## MATERIAL
━━━━━━━━

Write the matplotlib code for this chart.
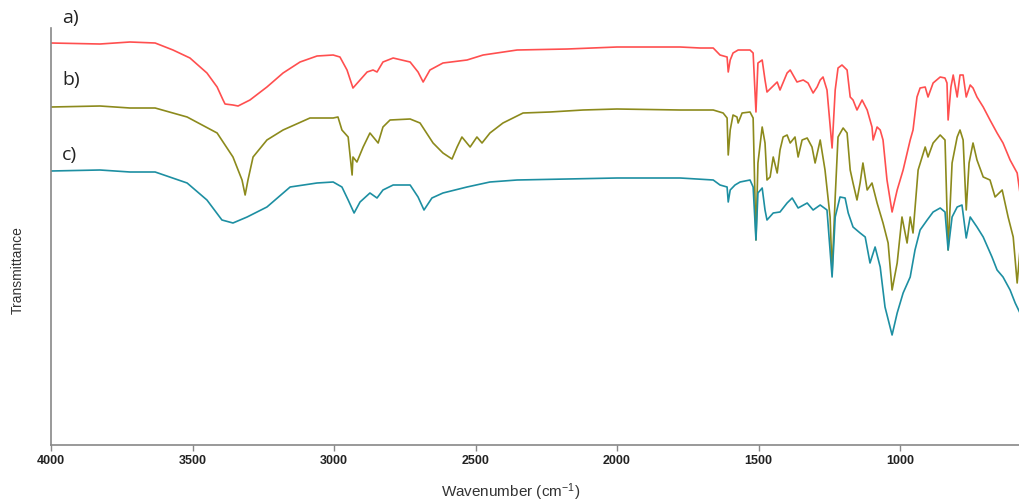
"""
FTIR spectra of three samples (a, b, c), offset vertically.
"""
import matplotlib.pyplot as plt

plt.rcParams["mathtext.fontset"] = "custom"
plt.rcParams["mathtext.rm"] = "Liberation Sans"
plt.rcParams["mathtext.it"] = "Liberation Sans"

# wavenumber (cm-1) / transmittance (arb. units, offset) for each spectrum
wn_a = [4000, 3827, 3721, 3632, 3569, 3509, 3449, 3413, 3392, 3385, 3357, 3339, 3297, 3237,
        3180, 3120, 3060, 3003, 2979, 2954, 2933, 2908, 2883, 2862, 2848, 2827, 2791, 2731,
        2703, 2685, 2661, 2615, 2530, 2473, 2353, 2176, 2000, 1777, 1706, 1660, 1636, 1611,
        1607, 1600, 1590, 1572, 1530, 1519, 1509, 1502, 1487, 1477, 1470, 1452, 1434, 1424,
        1399, 1388, 1364, 1342, 1325, 1307, 1293, 1282, 1272, 1258, 1240, 1229, 1219, 1205,
        1187, 1176, 1166, 1152, 1134, 1116, 1099, 1095, 1081, 1070, 1060, 1046, 1028, 1010,
        989, 964, 954, 940, 929, 911, 901, 883, 858, 841, 834, 830, 820, 812, 798, 788, 777,
        766, 752, 742, 728, 706, 682, 657, 636, 611, 586, 576]
t_a = [402, 401, 403, 402, 395, 387, 372, 358, 345, 341, 340, 339, 345, 358,
       372, 383, 389, 390, 388, 375, 357, 365, 373, 375, 373, 383, 387, 383,
       373, 363, 375, 382, 385, 390, 395, 396, 398, 398, 397, 397, 390, 388,
       373, 385, 392, 395, 395, 392, 333, 382, 385, 365, 353, 358, 363, 355,
       372, 375, 363, 365, 362, 352, 358, 365, 368, 355, 297, 355, 377, 380,
       375, 348, 345, 335, 345, 335, 318, 305, 318, 315, 305, 265, 233, 255,
       275, 305, 315, 348, 357, 358, 348, 362, 368, 367, 362, 325, 358, 370, 348, 370, 370,
       348, 360, 357, 348, 338, 325, 312, 302, 285, 272, 252]

wn_b = [4000, 3827, 3721, 3632, 3519, 3413, 3357, 3325, 3314, 3304, 3286, 3237, 3180, 3085,
        3003, 2986, 2972, 2950, 2936, 2933, 2919, 2897, 2873, 2844, 2827, 2802, 2731, 2696,
        2650, 2615, 2583, 2565, 2548, 2519, 2495, 2477, 2449, 2403, 2332, 2237, 2120, 2000,
        1777, 1660, 1625, 1611, 1607, 1600, 1590, 1576, 1572, 1558, 1530, 1519, 1509, 1502,
        1487, 1477, 1470, 1459, 1448, 1434, 1424, 1413, 1399, 1388, 1371, 1360, 1346, 1328,
        1311, 1300, 1282, 1265, 1247, 1240, 1229, 1219, 1201, 1187, 1176, 1166, 1152, 1141,
        1131, 1116, 1099, 1081, 1060, 1042, 1028, 1010, 993, 975, 964, 954, 936, 911, 901,
        883, 858, 841, 830, 816, 798, 788, 777, 766, 756, 742, 728, 706, 682, 664, 639, 618,
        600, 586, 576]
t_b = [338, 339, 337, 337, 328, 312, 288, 265, 250, 265, 288, 305, 315, 327,
       327, 328, 315, 308, 270, 288, 283, 298, 312, 302, 318, 325, 326, 322,
       302, 292, 286, 298, 308, 298, 308, 302, 312, 322, 332, 333, 335, 336,
       335, 335, 332, 327, 290, 315, 330, 328, 322, 332, 333, 327, 205, 282,
       318, 302, 265, 268, 288, 272, 295, 308, 310, 302, 308, 288, 305, 307,
       298, 282, 305, 275, 228, 172, 248, 308, 317, 312, 275, 262, 245, 262,
       282, 255, 262, 242, 222, 202, 155, 182, 228, 202, 228, 212, 275, 298, 288,
       302, 310, 305, 195, 282, 308, 315, 305, 235, 282, 302, 285, 268, 265, 248, 255, 228,
       208, 162, 195]

wn_c = [4000, 3827, 3721, 3632, 3519, 3449, 3396, 3357, 3307, 3237, 3155, 3060, 3003, 2972,
        2950, 2929, 2908, 2873, 2848, 2827, 2791, 2731, 2703, 2682, 2654, 2615, 2530, 2449,
        2353, 2176, 2000, 1777, 1660, 1636, 1611, 1607, 1600, 1583, 1565, 1530, 1519, 1509,
        1502, 1487, 1477, 1470, 1448, 1424, 1399, 1381, 1360, 1328, 1307, 1282, 1258, 1240,
        1229, 1212, 1194, 1183, 1166, 1141, 1123, 1106, 1088, 1070, 1053, 1028, 1010, 989,
        964, 947, 929, 904, 883, 858, 841, 830, 816, 798, 781, 766, 752, 728, 706, 675, 657,
        636, 611, 593, 576]
t_c = [274, 275, 273, 273, 262, 245, 225, 222, 228, 238, 258, 262, 263, 258,
       245, 232, 243, 252, 247, 255, 260, 260, 248, 235, 247, 252, 258, 263,
       265, 266, 267, 267, 265, 260, 258, 243, 255, 260, 263, 265, 258, 205,
       252, 257, 235, 225, 232, 233, 242, 247, 237, 242, 235, 240, 235, 168,
       228, 248, 247, 232, 218, 212, 208, 182, 198, 178, 138, 110, 132, 152,
       168, 195, 215, 225, 233, 237, 233, 195, 228, 238, 240, 207, 228, 218, 208, 188, 175,
       168, 155, 142, 132]

spectra = [("a)", wn_a, t_a, "#ff4f4f"),
           ("b)", wn_b, t_b, "#8c8a1c"),
           ("c)", wn_c, t_c, "#1d8fa2")]
label_y = [427, 365, 290]

GRAY = "#888888"

fig = plt.figure(figsize=(10.2, 5.01), dpi=100)
ax = fig.add_axes([0.05, 0.1118, 0.95, 0.8323])

for (name, wn, t, color), ly in zip(spectra, label_y):
    ax.plot(wn, t, color=color, linewidth=1.2)
    ax.text(3960, ly, name, fontsize=14, color="#222222", ha="left", va="center",
            family="Open Sans", clip_on=False)

ax.set_xlim(4000, 576)
ax.set_ylim(0, 417)
ax.set_xticks([4000, 3500, 3000, 2500, 2000, 1500, 1000])
ax.set_yticks([])
for side in ("top", "right"):
    ax.spines[side].set_visible(False)
for side in ("left", "bottom"):
    ax.spines[side].set_color(GRAY)
    ax.spines[side].set_linewidth(1.2)
ax.tick_params(axis="x", direction="out", length=4, width=1, color=GRAY,
               labelsize=9, labelcolor="#222222", pad=3)
for lbl in ax.get_xticklabels():
    lbl.set_fontweight("bold")
    lbl.set_family("Liberation Sans")

ax.set_xlabel("Wavenumber (cm$^{-1}$)", fontsize=11, family="Liberation Sans",
              color="#333333", va="center")
ax.xaxis.set_label_coords(0.474, -0.113)
ax.set_ylabel("Transmittance", fontsize=10, family="Liberation Sans",
              color="#333333", va="center")
ax.yaxis.set_label_coords(-0.034, 0.42)

fig.savefig("out.png", dpi=100)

━━━━━━━━

## WRITTEN REQUEST
Only the lines from the start of the material through the line containing "348, 360, 357, 348, 338, 325, 312, 302, 285, 272, 252]" should be transcribed. Pictures stay out.

## COMPLETED EXERCISE
Write the matplotlib code for this chart.
"""
FTIR spectra of three samples (a, b, c), offset vertically.
"""
import matplotlib.pyplot as plt

plt.rcParams["mathtext.fontset"] = "custom"
plt.rcParams["mathtext.rm"] = "Liberation Sans"
plt.rcParams["mathtext.it"] = "Liberation Sans"

# wavenumber (cm-1) / transmittance (arb. units, offset) for each spectrum
wn_a = [4000, 3827, 3721, 3632, 3569, 3509, 3449, 3413, 3392, 3385, 3357, 3339, 3297, 3237,
        3180, 3120, 3060, 3003, 2979, 2954, 2933, 2908, 2883, 2862, 2848, 2827, 2791, 2731,
        2703, 2685, 2661, 2615, 2530, 2473, 2353, 2176, 2000, 1777, 1706, 1660, 1636, 1611,
        1607, 1600, 1590, 1572, 1530, 1519, 1509, 1502, 1487, 1477, 1470, 1452, 1434, 1424,
        1399, 1388, 1364, 1342, 1325, 1307, 1293, 1282, 1272, 1258, 1240, 1229, 1219, 1205,
        1187, 1176, 1166, 1152, 1134, 1116, 1099, 1095, 1081, 1070, 1060, 1046, 1028, 1010,
        989, 964, 954, 940, 929, 911, 901, 883, 858, 841, 834, 830, 820, 812, 798, 788, 777,
        766, 752, 742, 728, 706, 682, 657, 636, 611, 586, 576]
t_a = [402, 401, 403, 402, 395, 387, 372, 358, 345, 341, 340, 339, 345, 358,
       372, 383, 389, 390, 388, 375, 357, 365, 373, 375, 373, 383, 387, 383,
       373, 363, 375, 382, 385, 390, 395, 396, 398, 398, 397, 397, 390, 388,
       373, 385, 392, 395, 395, 392, 333, 382, 385, 365, 353, 358, 363, 355,
       372, 375, 363, 365, 362, 352, 358, 365, 368, 355, 297, 355, 377, 380,
       375, 348, 345, 335, 345, 335, 318, 305, 318, 315, 305, 265, 233, 255,
       275, 305, 315, 348, 357, 358, 348, 362, 368, 367, 362, 325, 358, 370, 348, 370, 370,
       348, 360, 357, 348, 338, 325, 312, 302, 285, 272, 252]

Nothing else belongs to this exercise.